Pic: Myanmar Times archive

THE government is urging the private sector to focus on border trade, the Minister for Commerce, Brigadier General Tin Naing Thein, said on March 16.

Brig Gen Tin Naing Thein said the aim of the change is to take advantage of a new trade corridor that will pass through Southeast Asia.

“In the not-so-distant future, it is likely that we’ll resume transit trade along the border region to benefit from the advent of the Greater Mekong Sub-Region’s East-West Corridor,” he said.

The road is intended to link Vietnam’s port of Danang with the port of Mawlamyine in Mon State.

Brig Gen said Myanmar’s section of the road is “under construction” as far as Kawkareik in Karen State.

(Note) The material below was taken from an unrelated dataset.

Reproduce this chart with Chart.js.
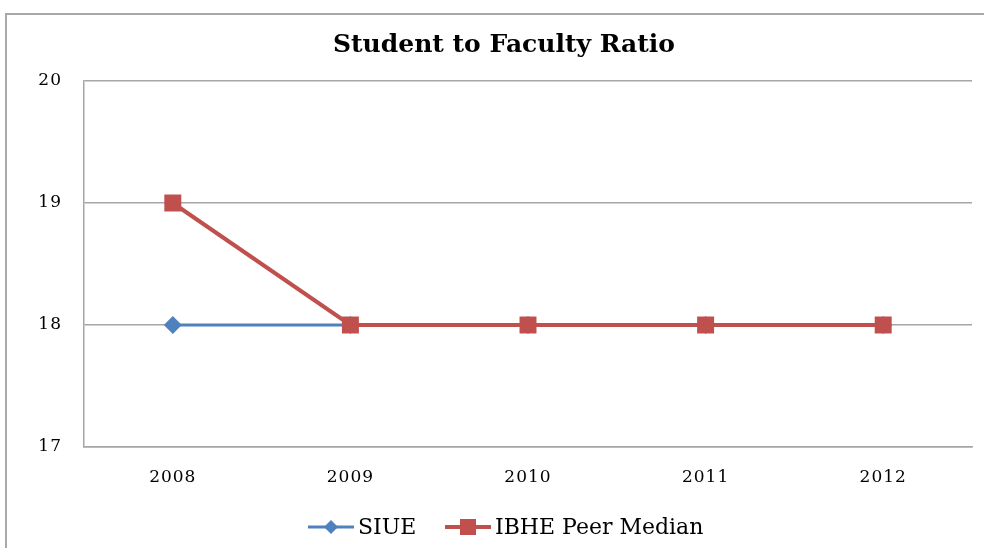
<!DOCTYPE html>
<html>
<head>
<meta charset="utf-8">
<script src="https://cdn.jsdelivr.net/npm/chart.js@4.4.1/dist/chart.umd.min.js"></script>
<style>
  html, body { margin: 0; padding: 0; background: #fff; overflow: hidden; }
  #wrap { position: relative; width: 984px; height: 548px; }
  #frame { position: absolute; left: 5px; top: 13px; width: 1000px; height: 600px; border: 2px solid #a9a9a9; box-sizing: border-box; }
  canvas { position: absolute; left: 0; top: 0; }
</style>
</head>
<body>
<div id="wrap">
  <div id="frame"></div>
  <canvas id="lineChart" width="984" height="548"></canvas>
</div>
<script>
var years = ["2008", "2009", "2010", "2011", "2012"];
var siue = [18, 18, 18, 18, 18];
var ibhe = [19, 18, 18, 18, 18];
var yTicks = [17, 18, 19, 20];
var chartTitle = "Student to Faculty Ratio";

var serif = "'DejaVu Serif', 'Liberation Serif', serif";

// title + legend drawn by hand so they sit where the original has them
var extras = {
  id: 'extras',
  beforeDraw: function(chart) {
    chart.ctx.letterSpacing = '1px';
  },
  afterDraw: function(chart) {
    var ctx = chart.ctx;
    ctx.save();
    ctx.letterSpacing = '0px';
    ctx.fillStyle = '#000';
    ctx.font = "bold 25px " + serif;
    ctx.textAlign = 'center';
    ctx.textBaseline = 'middle';
    ctx.fillText(chartTitle, 504, 45);

    // legend
    var xs = [308, 445];
    ctx.font = "22px " + serif;
    ctx.textAlign = 'left';
    chart.data.datasets.forEach(function(ds, i) {
      var x = xs[i], y = 527;
      ctx.strokeStyle = ds.borderColor;
      ctx.lineWidth = ds.borderWidth;
      ctx.beginPath();
      ctx.moveTo(x, y);
      ctx.lineTo(x + 46, y);
      ctx.stroke();
      ctx.fillStyle = ds.pointBackgroundColor;
      var cx = x + 23;
      if (ds.pointStyle == 'rectRot') {
        ctx.beginPath();
        ctx.moveTo(cx, y - 7); ctx.lineTo(cx + 7, y); ctx.lineTo(cx, y + 7); ctx.lineTo(cx - 7, y);
        ctx.closePath(); ctx.fill();
      } else {
        ctx.fillRect(cx - 8, y - 8, 16, 16);
      }
      ctx.fillStyle = '#000';
      ctx.fillText(ds.label, x + 50, y + 1);
    });
    ctx.restore();
  }
};

var ctxL = document.getElementById("lineChart").getContext('2d');
var myLineChart = new Chart(ctxL, {
  type: 'line',
  data: {
    labels: years,
    datasets: [{
      label: "SIUE",
      data: siue,
      borderColor: "#4F81BD",
      backgroundColor: "#4F81BD",
      pointBackgroundColor: "#4F81BD",
      pointBorderWidth: 0,
      pointStyle: 'rectRot',
      pointRadius: 9,
      borderWidth: 3,
      order: 2
    }, {
      label: "IBHE Peer Median",
      data: ibhe,
      borderColor: "#C0504D",
      backgroundColor: "#C0504D",
      pointBackgroundColor: "#C0504D",
      pointBorderWidth: 0,
      pointStyle: 'rect',
      pointRadius: 12,
      borderWidth: 4,
      order: 1
    }]
  },
  options: {
    responsive: false,
    animation: false,
    layout: { padding: { left: 0, top: 81, right: 5, bottom: 0 } },
    plugins: {
      legend: { display: false },
      title: { display: false },
      tooltip: { enabled: false }
    },
    scales: {
      x: {
        offset: true,
        grid: { display: false, drawTicks: false },
        border: { display: true, color: '#a6a6a6', width: 1.5 },
        ticks: { color: '#000', padding: 20, font: { family: serif, size: 17 } },
        afterFit: function(s) { s.height = 101; }
      },
      y: {
        min: 17,
        max: 20,
        afterBuildTicks: function(s) { s.ticks = yTicks.map(function(v) { return { value: v }; }); },
        grid: { color: '#a6a6a6', lineWidth: 1.5, drawTicks: false },
        border: { display: true, color: '#a6a6a6', width: 1.5 },
        ticks: { color: '#000', padding: 22, font: { family: serif, size: 17 } },
        afterFit: function(s) { s.width = 84; }
      }
    }
  },
  plugins: [extras]
});
</script>
</body>
</html>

He added that Myanmar is well placed to profit from the transit trade opportunities the corridor is expected to offer.

In the 2006-07 financial year, Myanmar’s trade volume was US$8.6 billion, with 86 percent of this coming through normal trade and only 14pc through border trade, Ministry of Commerce statistics show.

The decision to re-emphasise border trade marks a significant change, with most recent economic initiatives aimed at stamping out the practice, which is difficult to police and tax.

Since the beginning of 2005, the government has worked on a transition from border trade to normal trade, which requires the opening of Letters of Credit (LC) for transactions at border checkpoints with China, Thailand, Bangladesh, India and Laos.

Normal trade is conducted through government checkpoints such as ports, airports or trading zones – all of which are easy to police.

China is the nation’s largest border trade partner, some 70pc of total trade, a Department of Border Trade official told The Myanmar Times.

Before 2005, traders on both sides formed their own bilateral agreements and worked without formal banking procedures.

As a result, the government was unable to levy export and import taxes.
By forcing traders to opens LCs with state-owned banks the government formed a system known as ‘border trade with normal trade procedures’.

“Almost all trade in those areas – about 70 percent – was then normalised,” the official confirmed on March 28.